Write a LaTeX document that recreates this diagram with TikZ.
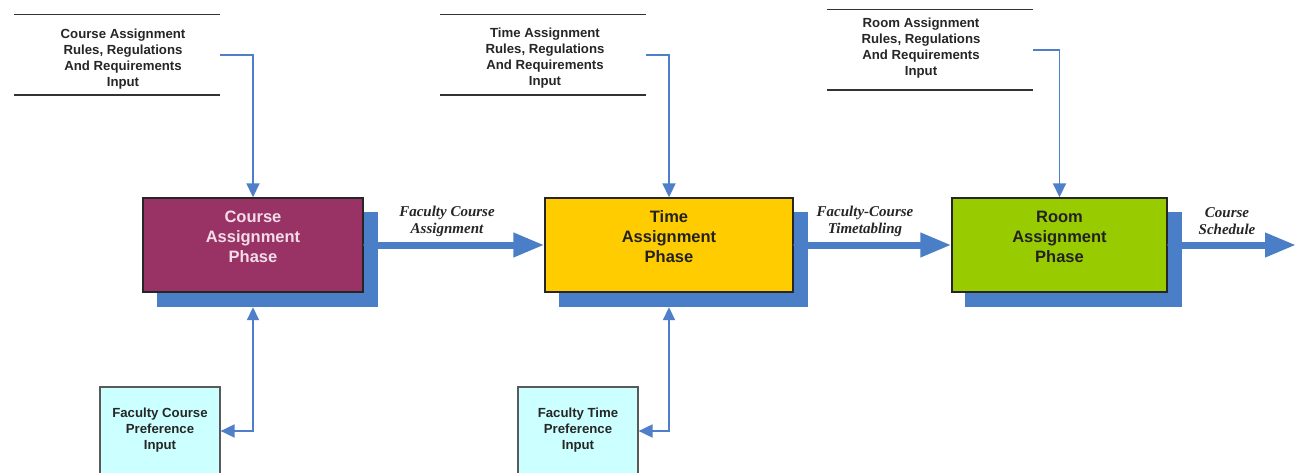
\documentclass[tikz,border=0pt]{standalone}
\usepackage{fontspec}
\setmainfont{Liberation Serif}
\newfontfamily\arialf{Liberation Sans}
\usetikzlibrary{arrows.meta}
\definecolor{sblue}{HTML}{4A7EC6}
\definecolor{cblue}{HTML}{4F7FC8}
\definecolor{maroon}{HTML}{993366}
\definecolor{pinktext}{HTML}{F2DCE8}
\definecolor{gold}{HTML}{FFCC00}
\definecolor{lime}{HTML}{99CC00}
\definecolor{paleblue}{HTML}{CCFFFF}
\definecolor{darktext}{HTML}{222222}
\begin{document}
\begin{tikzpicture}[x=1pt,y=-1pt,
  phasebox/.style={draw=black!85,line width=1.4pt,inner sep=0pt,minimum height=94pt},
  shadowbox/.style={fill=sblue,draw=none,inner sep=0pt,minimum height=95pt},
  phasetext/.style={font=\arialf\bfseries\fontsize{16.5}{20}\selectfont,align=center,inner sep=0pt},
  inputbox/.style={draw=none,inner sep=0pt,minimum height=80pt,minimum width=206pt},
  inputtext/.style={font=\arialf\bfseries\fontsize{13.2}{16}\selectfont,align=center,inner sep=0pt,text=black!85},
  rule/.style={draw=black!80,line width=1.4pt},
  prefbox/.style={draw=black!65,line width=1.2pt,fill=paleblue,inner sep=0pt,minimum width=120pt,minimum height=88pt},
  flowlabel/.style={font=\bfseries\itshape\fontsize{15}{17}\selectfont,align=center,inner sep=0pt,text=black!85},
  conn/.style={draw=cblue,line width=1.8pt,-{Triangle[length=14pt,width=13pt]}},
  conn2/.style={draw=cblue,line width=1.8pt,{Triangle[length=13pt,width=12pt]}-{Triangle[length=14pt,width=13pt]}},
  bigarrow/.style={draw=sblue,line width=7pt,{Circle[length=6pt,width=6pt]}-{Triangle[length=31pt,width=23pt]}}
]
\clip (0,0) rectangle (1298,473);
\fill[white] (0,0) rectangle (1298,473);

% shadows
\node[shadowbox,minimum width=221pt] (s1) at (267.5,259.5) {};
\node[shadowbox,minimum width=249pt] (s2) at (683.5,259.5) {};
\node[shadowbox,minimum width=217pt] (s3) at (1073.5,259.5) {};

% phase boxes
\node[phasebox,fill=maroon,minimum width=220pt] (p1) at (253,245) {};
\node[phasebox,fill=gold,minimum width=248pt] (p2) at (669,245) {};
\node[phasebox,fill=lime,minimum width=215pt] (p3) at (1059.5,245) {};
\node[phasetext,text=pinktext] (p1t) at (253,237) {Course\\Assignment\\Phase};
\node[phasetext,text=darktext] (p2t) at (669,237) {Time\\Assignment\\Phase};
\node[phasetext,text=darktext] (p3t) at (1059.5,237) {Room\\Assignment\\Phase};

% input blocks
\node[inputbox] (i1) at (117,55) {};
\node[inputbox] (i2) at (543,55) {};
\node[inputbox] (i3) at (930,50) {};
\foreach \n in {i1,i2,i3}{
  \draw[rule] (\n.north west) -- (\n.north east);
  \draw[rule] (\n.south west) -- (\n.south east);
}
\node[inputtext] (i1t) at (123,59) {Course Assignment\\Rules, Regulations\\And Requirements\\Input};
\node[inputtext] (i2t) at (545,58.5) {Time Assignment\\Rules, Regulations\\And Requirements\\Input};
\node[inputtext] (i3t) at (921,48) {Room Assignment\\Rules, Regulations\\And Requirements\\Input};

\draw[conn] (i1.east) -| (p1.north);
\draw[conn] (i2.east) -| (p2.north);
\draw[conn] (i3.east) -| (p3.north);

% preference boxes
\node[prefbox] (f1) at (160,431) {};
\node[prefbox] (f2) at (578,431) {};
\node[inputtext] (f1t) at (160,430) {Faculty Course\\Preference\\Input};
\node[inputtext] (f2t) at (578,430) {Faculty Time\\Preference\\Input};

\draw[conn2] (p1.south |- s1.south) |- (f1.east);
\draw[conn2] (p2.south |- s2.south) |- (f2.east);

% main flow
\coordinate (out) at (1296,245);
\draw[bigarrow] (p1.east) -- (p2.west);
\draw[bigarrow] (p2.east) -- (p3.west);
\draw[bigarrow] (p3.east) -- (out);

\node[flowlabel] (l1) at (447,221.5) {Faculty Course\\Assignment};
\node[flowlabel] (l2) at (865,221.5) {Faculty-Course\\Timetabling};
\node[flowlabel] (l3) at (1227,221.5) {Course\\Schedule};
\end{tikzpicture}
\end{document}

....................

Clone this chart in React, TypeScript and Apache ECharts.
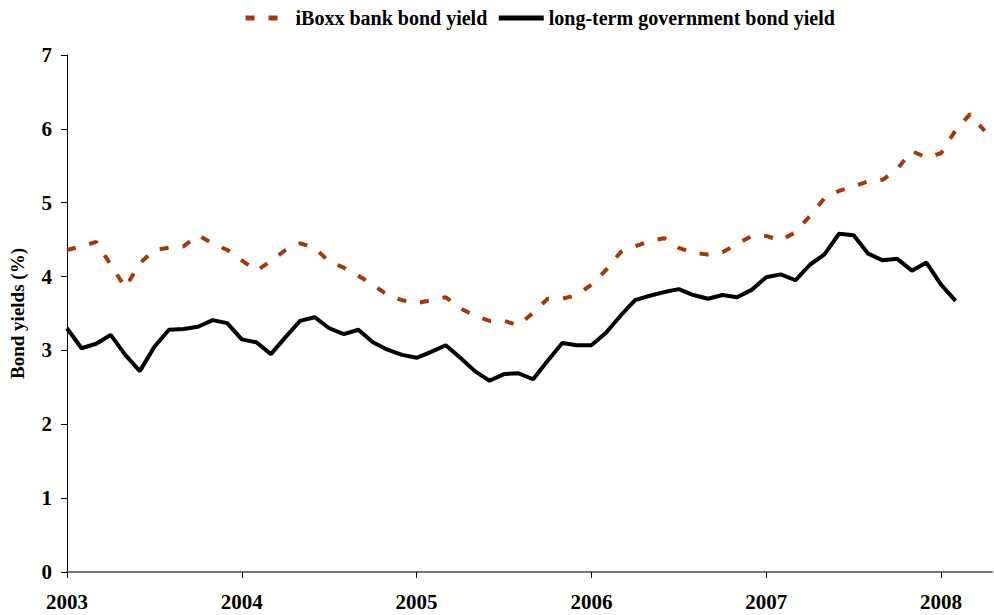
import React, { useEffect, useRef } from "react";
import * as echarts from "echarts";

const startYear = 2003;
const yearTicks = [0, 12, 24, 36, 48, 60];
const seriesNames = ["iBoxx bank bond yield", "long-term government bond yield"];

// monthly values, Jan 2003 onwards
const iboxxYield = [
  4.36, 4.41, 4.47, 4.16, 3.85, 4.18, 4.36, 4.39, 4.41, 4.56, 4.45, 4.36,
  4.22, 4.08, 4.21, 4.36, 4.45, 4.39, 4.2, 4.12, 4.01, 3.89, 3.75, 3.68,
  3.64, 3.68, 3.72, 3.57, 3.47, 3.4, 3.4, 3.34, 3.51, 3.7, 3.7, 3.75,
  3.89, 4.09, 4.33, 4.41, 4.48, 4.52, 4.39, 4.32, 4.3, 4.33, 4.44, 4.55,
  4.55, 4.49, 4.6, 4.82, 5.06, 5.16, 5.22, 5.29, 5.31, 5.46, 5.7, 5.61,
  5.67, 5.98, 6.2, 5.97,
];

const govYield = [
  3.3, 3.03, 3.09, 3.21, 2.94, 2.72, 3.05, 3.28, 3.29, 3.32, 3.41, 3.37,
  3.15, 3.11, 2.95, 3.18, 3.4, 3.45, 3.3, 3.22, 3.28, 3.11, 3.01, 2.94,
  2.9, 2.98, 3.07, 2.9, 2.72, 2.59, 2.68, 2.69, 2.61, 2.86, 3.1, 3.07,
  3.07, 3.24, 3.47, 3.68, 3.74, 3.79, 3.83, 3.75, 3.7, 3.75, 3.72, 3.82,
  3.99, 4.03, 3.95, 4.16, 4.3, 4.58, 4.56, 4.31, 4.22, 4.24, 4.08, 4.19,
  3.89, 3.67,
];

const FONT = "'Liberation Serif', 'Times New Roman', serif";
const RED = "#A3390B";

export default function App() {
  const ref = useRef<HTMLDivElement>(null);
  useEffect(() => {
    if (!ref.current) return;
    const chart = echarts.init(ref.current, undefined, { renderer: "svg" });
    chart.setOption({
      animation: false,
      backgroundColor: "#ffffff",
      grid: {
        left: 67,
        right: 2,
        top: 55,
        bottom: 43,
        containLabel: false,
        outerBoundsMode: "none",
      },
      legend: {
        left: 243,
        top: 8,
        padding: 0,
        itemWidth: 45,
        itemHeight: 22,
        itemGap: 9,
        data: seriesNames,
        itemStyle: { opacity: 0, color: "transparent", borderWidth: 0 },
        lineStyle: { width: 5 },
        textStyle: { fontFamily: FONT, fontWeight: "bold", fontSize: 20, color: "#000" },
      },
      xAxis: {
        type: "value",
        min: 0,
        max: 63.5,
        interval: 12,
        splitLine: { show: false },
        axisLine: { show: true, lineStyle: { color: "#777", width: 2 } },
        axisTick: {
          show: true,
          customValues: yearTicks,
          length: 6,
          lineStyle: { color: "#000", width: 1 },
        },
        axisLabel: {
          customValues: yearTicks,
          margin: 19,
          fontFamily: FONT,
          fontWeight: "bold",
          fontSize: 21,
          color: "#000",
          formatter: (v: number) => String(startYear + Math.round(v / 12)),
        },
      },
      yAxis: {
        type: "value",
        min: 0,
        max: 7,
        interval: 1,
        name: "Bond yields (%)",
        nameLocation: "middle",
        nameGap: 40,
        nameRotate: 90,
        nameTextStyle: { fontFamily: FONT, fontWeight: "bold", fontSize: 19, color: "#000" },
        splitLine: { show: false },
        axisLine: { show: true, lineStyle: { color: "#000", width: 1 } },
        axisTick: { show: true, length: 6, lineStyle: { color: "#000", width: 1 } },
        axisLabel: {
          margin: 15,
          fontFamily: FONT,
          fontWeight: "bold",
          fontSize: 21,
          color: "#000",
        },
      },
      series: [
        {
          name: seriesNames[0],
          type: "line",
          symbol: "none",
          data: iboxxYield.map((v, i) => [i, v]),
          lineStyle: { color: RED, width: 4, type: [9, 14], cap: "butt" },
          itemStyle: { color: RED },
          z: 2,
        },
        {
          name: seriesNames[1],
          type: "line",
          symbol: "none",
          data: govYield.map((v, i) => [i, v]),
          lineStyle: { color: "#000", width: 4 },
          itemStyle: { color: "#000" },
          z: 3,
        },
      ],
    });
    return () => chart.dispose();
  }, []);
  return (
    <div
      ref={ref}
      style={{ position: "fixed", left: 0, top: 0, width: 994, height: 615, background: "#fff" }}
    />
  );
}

....................

Your task -
How many lines of the listing above include the word "this"? Reply with the number alone.

The completed task -
2